▶ TO DO: Reproduce, character for character, the lines below from the first through the one with "rubber = [1.8, 8.7, 24.8, 51.0, 82.8, 99.8, 99.6]". Leave pictures out.

▶ RAW DATA:
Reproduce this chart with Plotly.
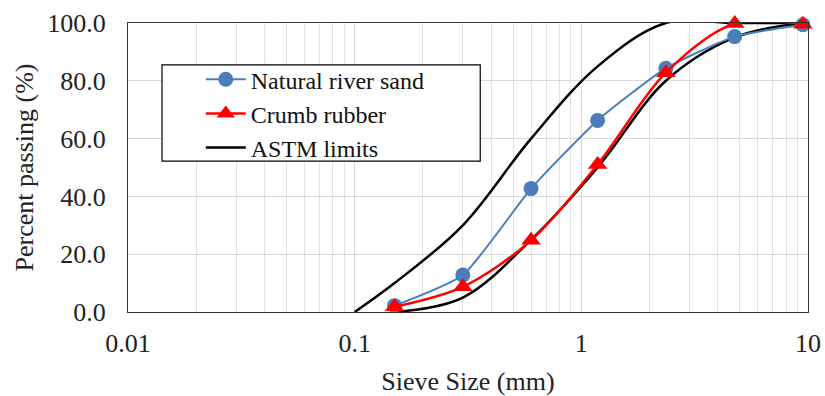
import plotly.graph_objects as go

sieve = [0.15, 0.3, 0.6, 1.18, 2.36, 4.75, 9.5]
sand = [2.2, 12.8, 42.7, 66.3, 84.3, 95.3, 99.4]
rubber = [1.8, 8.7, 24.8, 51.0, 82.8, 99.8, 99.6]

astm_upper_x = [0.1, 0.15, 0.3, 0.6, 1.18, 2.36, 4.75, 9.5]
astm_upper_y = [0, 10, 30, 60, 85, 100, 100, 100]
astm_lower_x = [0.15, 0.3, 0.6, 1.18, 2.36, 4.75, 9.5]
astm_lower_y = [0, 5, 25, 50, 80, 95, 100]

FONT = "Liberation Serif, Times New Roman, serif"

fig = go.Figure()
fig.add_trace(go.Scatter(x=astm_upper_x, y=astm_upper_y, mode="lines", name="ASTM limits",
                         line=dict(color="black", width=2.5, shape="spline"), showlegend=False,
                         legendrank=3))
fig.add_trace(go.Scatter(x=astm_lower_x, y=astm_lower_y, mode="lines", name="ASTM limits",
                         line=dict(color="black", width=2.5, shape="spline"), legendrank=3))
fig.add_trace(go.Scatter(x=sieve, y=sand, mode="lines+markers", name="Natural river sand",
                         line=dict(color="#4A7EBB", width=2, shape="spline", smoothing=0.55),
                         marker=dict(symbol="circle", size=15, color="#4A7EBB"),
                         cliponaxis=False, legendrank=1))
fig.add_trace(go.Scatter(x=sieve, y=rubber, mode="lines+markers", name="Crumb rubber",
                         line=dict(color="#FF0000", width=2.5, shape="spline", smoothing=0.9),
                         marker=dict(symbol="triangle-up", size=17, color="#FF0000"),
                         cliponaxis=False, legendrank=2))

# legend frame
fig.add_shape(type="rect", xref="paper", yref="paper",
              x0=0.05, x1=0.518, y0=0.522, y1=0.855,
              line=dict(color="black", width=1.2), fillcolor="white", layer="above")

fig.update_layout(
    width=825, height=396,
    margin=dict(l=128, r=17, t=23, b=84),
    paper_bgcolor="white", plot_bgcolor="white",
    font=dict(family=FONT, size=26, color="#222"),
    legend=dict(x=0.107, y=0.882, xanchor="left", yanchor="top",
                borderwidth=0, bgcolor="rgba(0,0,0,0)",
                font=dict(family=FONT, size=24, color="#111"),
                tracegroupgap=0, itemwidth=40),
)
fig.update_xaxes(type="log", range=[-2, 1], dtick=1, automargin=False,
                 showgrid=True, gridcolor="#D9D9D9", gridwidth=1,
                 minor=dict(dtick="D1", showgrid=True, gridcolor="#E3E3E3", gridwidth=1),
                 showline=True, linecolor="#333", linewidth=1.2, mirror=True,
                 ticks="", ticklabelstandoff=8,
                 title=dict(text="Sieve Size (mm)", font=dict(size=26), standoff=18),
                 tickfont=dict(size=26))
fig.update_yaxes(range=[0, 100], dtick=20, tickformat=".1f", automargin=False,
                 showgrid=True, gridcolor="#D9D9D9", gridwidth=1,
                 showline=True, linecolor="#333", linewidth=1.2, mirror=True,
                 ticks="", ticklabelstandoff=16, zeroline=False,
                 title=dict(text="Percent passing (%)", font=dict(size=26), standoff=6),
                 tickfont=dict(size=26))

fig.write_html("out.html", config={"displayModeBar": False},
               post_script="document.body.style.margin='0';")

▶ OUTPUT FOR THIS EXERCISE:
Reproduce this chart with Plotly.
import plotly.graph_objects as go

sieve = [0.15, 0.3, 0.6, 1.18, 2.36, 4.75, 9.5]
sand = [2.2, 12.8, 42.7, 66.3, 84.3, 95.3, 99.4]
rubber = [1.8, 8.7, 24.8, 51.0, 82.8, 99.8, 99.6]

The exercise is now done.